To overcome this, instructors often explicitly teach problem-solving strategies. For example, consider the Design Recipe from How to Design Programs:

  1. Identifying the types of data needed for a function to solve a problem
  2. Write down the function signature and statement of purpose
  3. Provide some functional examples to illustrate the function’s purpose
  4. Sketch out the function with a template
  5. Implement the function
  6. Test the function

Similarly, Loksa et al.1 propose the following six-step problem-solving process:

  1. Reinterpret the problem prompt
  2. Search for analogous problems
  3. Search for solutions
  4. Evaluate a potential solution
  5. Implement a solution
  6. Evaluate implemented solution

When these processes are taught, students are often asked to identify where they are in the process before receiving help from instructors. Additionally, they may only be given help up to and including their current step. For example, a student may not receive help with implementing a function (step 5 in both processes above) if they have skipped the steps to understand and concretise the function’s purpose (steps 1—4).

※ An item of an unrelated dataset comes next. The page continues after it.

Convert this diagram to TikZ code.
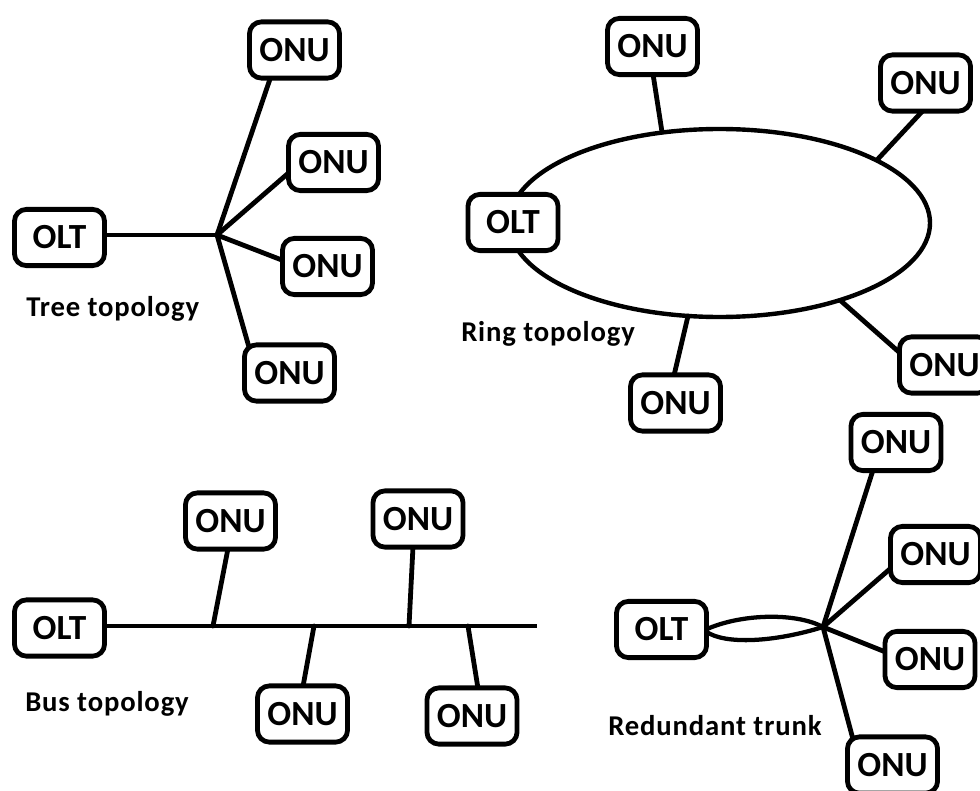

The highest-performing novices tend to display higher metacognitive awareness about their problem-solving and learning strategies.

Feedback in CS courses

CS students often receive feedback about their program submissions from automated assessment tools (AATs). Feedback can focus on

  • Syntax (e.g., compiler error messages, which can often be inscrutable, frustrating, and demotivating to novices)
  • Behaviour (e.g., instructor-written reference tests)
  • Programming standards (using linting tools or manual checking)
  • Thoroughness and validity of student-written tests (using test adequacy criteria like condition coverage or, rarely, mutation analysis)

In this way, most AATs only attend to steps 5 and 6 of the Design Recipe (and equivalent steps in Loksa’s steps). There is little focus on steps 1–4, i.e., limited feedback to help promote metacognitive awareness, or to nudge students to reflect on their problem-solving process.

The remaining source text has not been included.